Connectors are essential roles within networks. They may know lots of people, many times the number of people the average person knows. They also know essential facts about people. The impact of connectors to business is obvious.

With its origins in social science, there is a long history of network analysis studies to evaluate how people relate to each other and how these relations shape not just how groups of people are created, but also how individuals behave in those groups.

A mathematical formalism is used to describe the network in terms of a graph, and then builds up a set of algorithms to analyze the graph, compute centrality metrics, identify subgraphs, and search for optimal solutions in optimization problems.

One of the most important concepts in network analysis is the small world idea. The concept implies that the world is small because there are a few nodes separating any pair of nodes. In social networks, it means that a person can reach out to any other person in the world by contacting a fixed number of persons in the path. The small world concept is assigned to the concept of six degrees of separation. It states that there is an average number of people (or nodes) in the world (or the network) separating any two persons. This number changes according to the network analyzed.

The following chapters will describe in great details how to identify subgraphs from main network, how to compute network centralities to describe nodes and links, and how to solve multiple optimization problems that can be represented as a network.

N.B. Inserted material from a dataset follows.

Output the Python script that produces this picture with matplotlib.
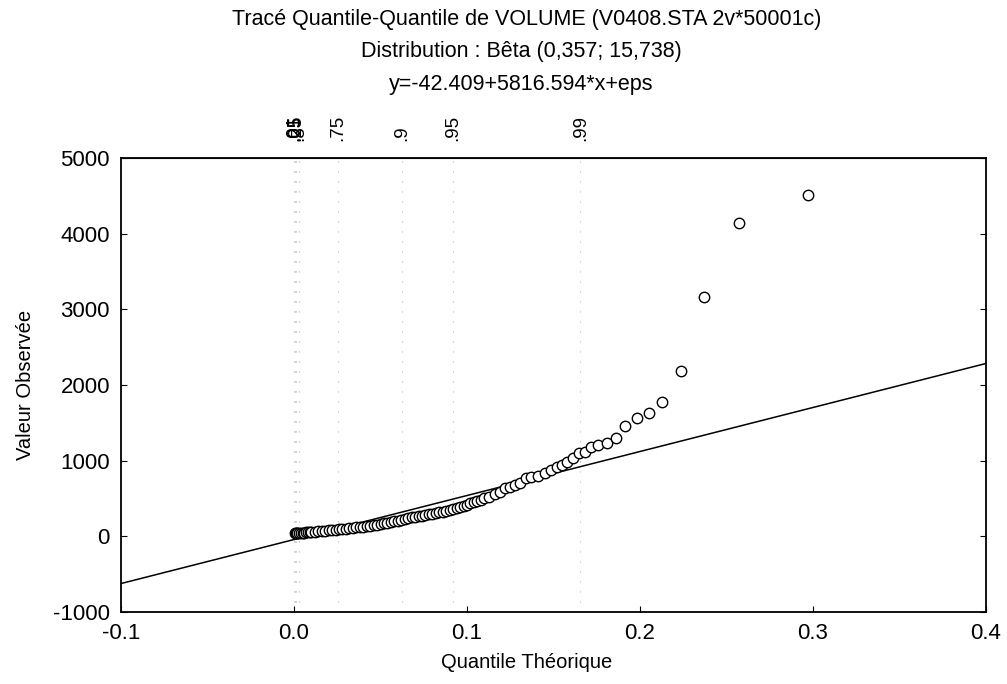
import numpy as np
import matplotlib
matplotlib.use('Agg')
import matplotlib.pyplot as plt

plt.rcParams['font.family'] = ['Liberation Sans', 'DejaVu Sans']
plt.rcParams['axes.unicode_minus'] = False

# Observed points: theoretical quantile (x) vs observed value (y)
theo_q = [0.0005, 0.001, 0.0015, 0.002, 0.003, 0.004, 0.005, 0.006, 0.007, 0.008,
          0.009, 0.010, 0.012, 0.014, 0.016, 0.018, 0.020, 0.022, 0.024, 0.026,
          0.028, 0.030, 0.032, 0.034, 0.036, 0.038, 0.040, 0.042, 0.044, 0.046,
          0.048, 0.050, 0.052, 0.054, 0.056, 0.058, 0.060, 0.062, 0.064, 0.066,
          0.068, 0.070, 0.072, 0.074, 0.076, 0.078, 0.080, 0.082, 0.084, 0.086,
          0.088, 0.090, 0.092, 0.094, 0.096, 0.098, 0.100, 0.102, 0.104, 0.106,
          0.108, 0.110, 0.113, 0.116, 0.119, 0.1218, 0.1246, 0.1275, 0.1305, 0.134,
          0.137, 0.141, 0.1448, 0.1486, 0.152, 0.155, 0.158, 0.161, 0.165, 0.168,
          0.1715, 0.176, 0.181, 0.186, 0.1916, 0.198, 0.205, 0.213, 0.2235, 0.237,
          0.257, 0.297]
observed = [38, 40, 41, 42, 44, 46, 48, 50, 52, 54,
            56, 58, 62, 66, 70, 74, 78, 82, 87, 92,
            97, 102, 106, 111, 117, 122, 128, 134, 141, 148,
            156, 164, 172, 180, 188, 196, 205, 215, 226, 238,
            250, 258, 266, 274, 282, 290, 298, 306, 315, 326,
            338, 350, 362, 378, 392, 405, 420, 436, 450, 466,
            482, 502, 523, 559, 589, 634, 655, 678, 700, 766,
            780, 797, 833, 876, 912, 942, 986, 1031, 1105, 1118,
            1176, 1206, 1229, 1295, 1458, 1559, 1634, 1779, 2186, 3165,
            4143, 4513]

# fitted line y = a + b*x
intercept = -42.409
slope = 5816.594

# percentile positions on the top axis
pct_labels = ['.01', '.05', '.25', '.5', '.75', '.9', '.95', '.99']
pct_pos = [0.0, 0.0003, 0.0012, 0.003, 0.0255, 0.0625, 0.092, 0.1656]

x_ticks = [-0.1, 0.0, 0.1, 0.2, 0.3, 0.4]
y_ticks = [-1000, 0, 1000, 2000, 3000, 4000, 5000]

fig = plt.figure(figsize=(10.07, 6.84), dpi=100)
ax = fig.add_axes([0.1202, 0.1053, 0.8589, 0.6637])

for p in pct_pos:
    ax.axvline(p, color='#b8b8b8', lw=0.8, ls=(0, (1, 8)), zorder=0)

xl = np.array([-0.1, 0.4])
ax.plot(xl, intercept + slope * xl, color='black', lw=1.1)
ax.plot(theo_q, observed, 'o', mfc='white', mec='black', ms=7.5, mew=1.0)

ax.set_xlim(-0.1, 0.4)
ax.set_ylim(-1000, 5000)
ax.set_xticks(x_ticks)
ax.set_xticklabels(['-0.1', '0.0', '0.1', '0.2', '0.3', '0.4'])
ax.set_yticks(y_ticks)
ax.tick_params(direction='in', length=4, labelsize=16, right=True, pad=8)
for s in ax.spines.values():
    s.set_linewidth(1.3)

top = ax.secondary_xaxis('top')
top.set_xticks(pct_pos)
top.set_xticklabels(pct_labels, rotation=90, fontsize=13.5)
top.tick_params(length=0, pad=12)

ax.set_xlabel('Quantile Théorique', fontsize=14.5)
ax.xaxis.set_label_coords(0.469, -0.09)
ax.set_ylabel('Valeur Observée', fontsize=14.5)
ax.yaxis.set_label_coords(-0.1, 0.5)

fig.text(0.523, 0.971, 'Tracé Quantile-Quantile de VOLUME (V0408.STA 2v*50001c)',
         ha='center', va='center', fontsize=15.5)
fig.text(0.518, 0.924, 'Distribution : Bêta (0,357; 15,738)',
         ha='center', va='center', fontsize=15.5)
fig.text(0.518, 0.876, 'y=-42.409+5816.594*x+eps',
         ha='center', va='center', fontsize=15.5)

fig.savefig('out.png', dpi=100)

All examples presented in this book use SAS procedures in Viya, a multi distributed in‐memory engine. Two procedures are explored. First is the NETWORK procedure, which covers all the subgraphs algorithms shown in Chapter 2 and all the centrality metrics algorithms shown in Chapter 3. Second is the OPTNETWORK procedure, which covers all the optimization algorithms shown in Chapter 4. Chapter 5 presents some case studies to better exemplify how valuable network analysis and network optimization are.